L’auteur ne la traite jamais avec manichéisme. Néanmoins, on pourrait craindre — avec le temps et les progressions et les régressions de la politique — qu’une telle fiction perdît de sa vitalité : il n’en est rien. Le front (la frontière) de la ville fonctionne comme immense métaphore de ce qui peut se passer dans le conscient et l’inconscient. Peu à peu, “l’île” où l’héroïne demeurait en “suspens” est ramené à la terre par le lestage de phrases qui, comme dans le Procès de Kafka, s’enroulent et se développent de manière complexe.
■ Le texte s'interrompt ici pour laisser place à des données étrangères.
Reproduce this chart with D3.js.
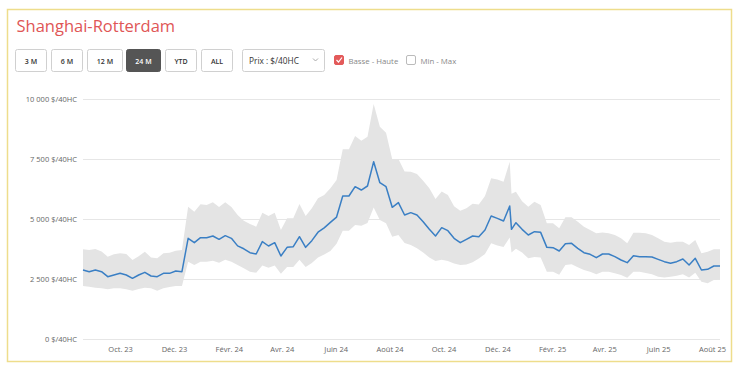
<!DOCTYPE html>
<html>
<head>
  <meta charset="utf-8">
  <script src="https://cdnjs.cloudflare.com/ajax/libs/d3/7.8.5/d3.min.js"></script>
  <style>
    body { margin: 0; background: #fff; }
    svg { display: block; font-family: "Open Sans", sans-serif; }
  </style>
</head>
<body>
  <svg></svg>
  <script>
    // weekly freight rates, 24 months (one extra quote mid-December 2024)
    var startDate = new Date(2023, 7, 20);
    var extraDate = new Date(2024, 11, 17);

    var midValues = [
      2875, 2806, 2875, 2806, 2597, 2667, 2736, 2667, 2528, 2667,
      2778, 2625, 2597, 2736, 2736, 2833, 2806, 4194, 4014, 4222,
      4222, 4292, 4153, 4306, 4194, 3880, 3760, 3597, 3542, 4056,
      3875, 4014, 3458, 3819, 3847, 4264, 3819, 4097, 4450, 4630,
      4860, 5080, 5958, 5958, 6347, 6208, 6375, 7389, 6514, 6347,
      5486, 5681, 5167, 5264, 5167, 4889, 4569, 4292, 4639, 4514,
      4194, 4014, 4153, 4292, 4264, 4542, 5125, 5028, 4917, 5542,
      4569,
      4847, 4569, 4333, 4472, 4444, 3819, 3806, 3667, 3972, 3986,
      3778, 3597, 3528, 3389, 3542, 3542, 3431, 3292, 3181, 3472,
      3431, 3431, 3417, 3319, 3222, 3153, 3222, 3333, 3083, 3361,
      2875, 2903, 3042, 3042
    ];

    var highValues = [
      3736, 3708, 3750, 3650, 3431, 3528, 3569, 3542, 3292, 3450,
      3639, 3400, 3361, 3569, 3597, 3680, 3708, 5514, 5306, 5611,
      5583, 5694, 5500, 5694, 5500, 5167, 4930, 4792, 4681, 5264,
      5125, 5264, 4542, 5028, 5028, 5625, 5125, 5444, 5861, 6000,
      6278, 6625, 7903, 7903, 8458, 8264, 8431, 9792, 8847, 8597,
      7486, 7500, 6980, 6970, 6880, 6590, 6278, 5830, 6150, 6000,
      5530, 5347, 5444, 5640, 5600, 5960, 6700, 6650, 6550, 7389,
      6050,
      6139, 5736, 5514, 5722, 5583, 4819, 4819, 4611, 5069, 5069,
      4889, 4681, 4542, 4403, 4440, 4403, 4333, 4194, 3986, 4431,
      4431, 4403, 4333, 4194, 4056, 4014, 4056, 4056, 3917, 4125,
      3569, 3639, 3736, 3736
    ];

    var lowValues = [
      2208, 2181, 2139, 2111, 2069, 2111, 2111, 2069, 2014, 2083,
      2139, 2111, 2014, 2111, 2167, 2208, 2208, 3222, 3083, 3222,
      3222, 3264, 3181, 3306, 3222, 3083, 2944, 2806, 2764, 3060,
      2972, 3060, 2720, 3000, 3000, 3300, 3000, 3170, 3400, 3520,
      3670, 3970, 4514, 4514, 4750, 4720, 4830, 5480, 4958, 4819,
      4264, 4333, 4000, 3917, 3778, 3600, 3400, 3250, 3300, 3250,
      3150, 3083, 3100, 3200, 3350, 3542, 3986, 3900, 3830, 4230,
      3600,
      3757, 3600, 3361, 3420, 3400, 2800, 2800, 2680, 3083, 3111,
      2986, 2875, 2806, 2694, 2806, 2806, 2736, 2667, 2550, 2806,
      2806, 2750, 2694, 2597, 2560, 2597, 2640, 2700, 2560, 2764,
      2389, 2319, 2458, 2486
    ];

    var yTickValues = [0, 2500, 5000, 7500, 10000];
    var monthLabels = ["Janv.", "Févr.", "Mars", "Avr.", "Mai", "Juin",
                       "Juil.", "Août", "Sept.", "Oct.", "Nov.", "Déc."];
    var buttonLabels = ["3 M", "6 M", "12 M", "24 M", "YTD", "ALL"];
    var activeButton = "24 M";

    // dates: one per week, plus the extra December quote
    var dates = d3.range(104).map(function(i) {
      return d3.timeDay.offset(startDate, 7 * i);
    });
    dates.splice(70, 0, extraDate);

    var data = dates.map(function(d, i) {
      return { date: d, mid: midValues[i], high: highValues[i], low: lowValues[i] };
    });

    var svg = d3.select("svg").attr("width", 742).attr("height", 370);

    // frame
    svg.append("rect")
      .attr("x", 7.5).attr("y", 9.5)
      .attr("width", 724).attr("height", 352)
      .attr("fill", "none")
      .attr("stroke", "#eedd8c")
      .attr("stroke-width", 1.5);

    svg.append("text")
      .attr("x", 16.5).attr("y", 32)
      .attr("fill", "#e05656")
      .style("font-size", "16.5px")
      .text("Shanghai-Rotterdam");

    // period buttons
    var buttonX = [15.5, 51.5, 87.5, 126.5, 165.5, 201.5];
    var buttonW = [31, 31, 35, 34, 31, 31];
    var btn = svg.selectAll("g.btn")
      .data(buttonLabels)
      .enter().append("g")
      .attr("class", "btn")
      .attr("transform", function(d, i) { return "translate(" + buttonX[i] + ",49.5)"; });

    btn.append("rect")
      .attr("width", function(d, i) { return buttonW[i]; })
      .attr("height", 22)
      .attr("rx", 2)
      .attr("fill", function(d) { return d == activeButton ? "#555" : "#fff"; })
      .attr("stroke", function(d) { return d == activeButton ? "#555" : "#d0d0d0"; });

    btn.append("text")
      .attr("x", function(d, i) { return buttonW[i] / 2; })
      .attr("y", 14)
      .attr("text-anchor", "middle")
      .attr("fill", function(d) { return d == activeButton ? "#fff" : "#333"; })
      .style("font-size", "7px")
      .style("font-weight", "600")
      .text(function(d) { return d; });

    // price dropdown
    svg.append("rect")
      .attr("x", 242.5).attr("y", 49.5)
      .attr("width", 82).attr("height", 22)
      .attr("rx", 2)
      .attr("fill", "#fff").attr("stroke", "#d0d0d0");
    svg.append("text")
      .attr("x", 249).attr("y", 63.5)
      .attr("fill", "#333")
      .style("font-size", "8.3px")
      .text("Prix : $/40HC");
    svg.append("polyline")
      .attr("points", "313,58.5 315.5,61 318,58.5")
      .attr("fill", "none").attr("stroke", "#aaa");

    // checkboxes
    svg.append("rect")
      .attr("x", 334.5).attr("y", 55.5)
      .attr("width", 9).attr("height", 9).attr("rx", 1.5)
      .attr("fill", "#e35a5a").attr("stroke", "#e35a5a");
    svg.append("polyline")
      .attr("points", "336.5,60 338.5,62 342,57.5")
      .attr("fill", "none").attr("stroke", "#fff").attr("stroke-width", 1.2);
    svg.append("text")
      .attr("x", 348.5).attr("y", 63.5)
      .attr("fill", "#888")
      .style("font-size", "7.8px")
      .text("Basse - Haute");
    svg.append("rect")
      .attr("x", 406.5).attr("y", 55.5)
      .attr("width", 9).attr("height", 9).attr("rx", 1.5)
      .attr("fill", "#fff").attr("stroke", "#bbb");
    svg.append("text")
      .attr("x", 420.5).attr("y", 63.5)
      .attr("fill", "#888")
      .style("font-size", "7.8px")
      .text("Min - Max");

    // scales
    var x = d3.scaleTime()
      .domain([dates[0], dates[dates.length - 1]])
      .range([83, 720]);
    var y = d3.scaleLinear().domain([0, 10000]).range([339, 99]);

    var fmt = d3.format(",");

    // grid
    svg.append("g").selectAll("line")
      .data(yTickValues)
      .enter().append("line")
      .attr("x1", 83).attr("x2", 720)
      .attr("y1", function(d) { return Math.round(y(d)) + 0.5; })
      .attr("y2", function(d) { return Math.round(y(d)) + 0.5; })
      .attr("stroke", "#e6e6e6");

    var yAxis = svg.append("g")
      .attr("transform", "translate(80,0)")
      .call(d3.axisLeft(y).tickValues(yTickValues).tickSize(0)
        .tickFormat(function(d) { return fmt(d).replace(/,/g, " ") + " $/40HC"; }));
    yAxis.select(".domain").remove();
    yAxis.selectAll("text")
      .attr("fill", "#666")
      .style("font-family", "Open Sans")
      .style("font-size", "7.5px");

    // a label every second month, Oct. 23 to Août 25
    var xTicks = d3.range(12).map(function(i) { return new Date(2023, 9 + 2 * i, 1); });
    var xAxis = svg.append("g")
      .attr("transform", "translate(0,344)")
      .call(d3.axisBottom(x).tickValues(xTicks).tickSize(0)
        .tickFormat(function(d) {
          return monthLabels[d.getMonth()] + " " + String(d.getFullYear()).slice(2);
        }));
    xAxis.select(".domain").remove();
    xAxis.selectAll("text")
      .attr("fill", "#666")
      .style("font-family", "Open Sans")
      .style("font-size", "7.5px");

    // low-high band
    var area = d3.area()
      .x(function(d) { return x(d.date); })
      .y0(function(d) { return y(d.low); })
      .y1(function(d) { return y(d.high); });
    svg.append("path")
      .datum(data)
      .attr("d", area)
      .attr("fill", "#e4e4e4");

    // average line
    var line = d3.line()
      .x(function(d) { return x(d.date); })
      .y(function(d) { return y(d.mid); });
    svg.append("path")
      .datum(data)
      .attr("d", line)
      .attr("fill", "none")
      .attr("stroke", "#3a7fc4")
      .attr("stroke-width", 1.5)
      .attr("stroke-linejoin", "round");
  </script>
</body>
</html>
Le réel apparent est sans cesse revisité dans une scansion étrange qui place le lecteur dans un état particulier. “Cosa mentale”, la prosodie mêle sensations et interrogations intellectuelles. Une telle musique de la langue semble venir de partout et de nulle part, un peu à l’image de l’héroïne et de la cité. Et Faye saisit la pensée à sa racine, en son état naissant comme dans le monologue terminal d’Ulysse de Joyce. La stratégie linguistique est toutefois différente. Reste ce jaillissement de source : « Il touchait lentement de la main ce qu’il voyait, avec la paume plus qu’avec les doigts : Ici alors, c’est curieux, la lumière jette des grains que l’on ne voit pas et qui se changent dans la peau”. C’est par le style indirect que le “je” laisse surgir son “çà”.
Au mur qui morcelle la ville fait écho cette langue qui ébranle le réel par son “murmure”. Existe là tout un jeu de l’impalpable qui montre combien l’écriture ne peut jamais saisir d’emblée une vérité ou une finitude. L’écriture se heurte ainsi à l’inconscient comme la ville à son mur. Trop d’écrivains tentent d’aplanir cet écueil ou feignent de l’ignorer (puisqu’il les dépasse). Faye, à l’inverse, se bat avec.
Ce combat donne à son écriture toute sa valeur critique, là où la contestation ne se contente pas de la simple loi du Logos. Faye savait déjà qu’il fallait plus : de la musique. Certes, pas “avant toutes choses”, mais pour les faire changer.
jean-paul gavard-perret
Jean-Pierre Faye, L’Ecluse, Editions Notes de Nuit, Paris, 2016, 317 p. — 20,00 €.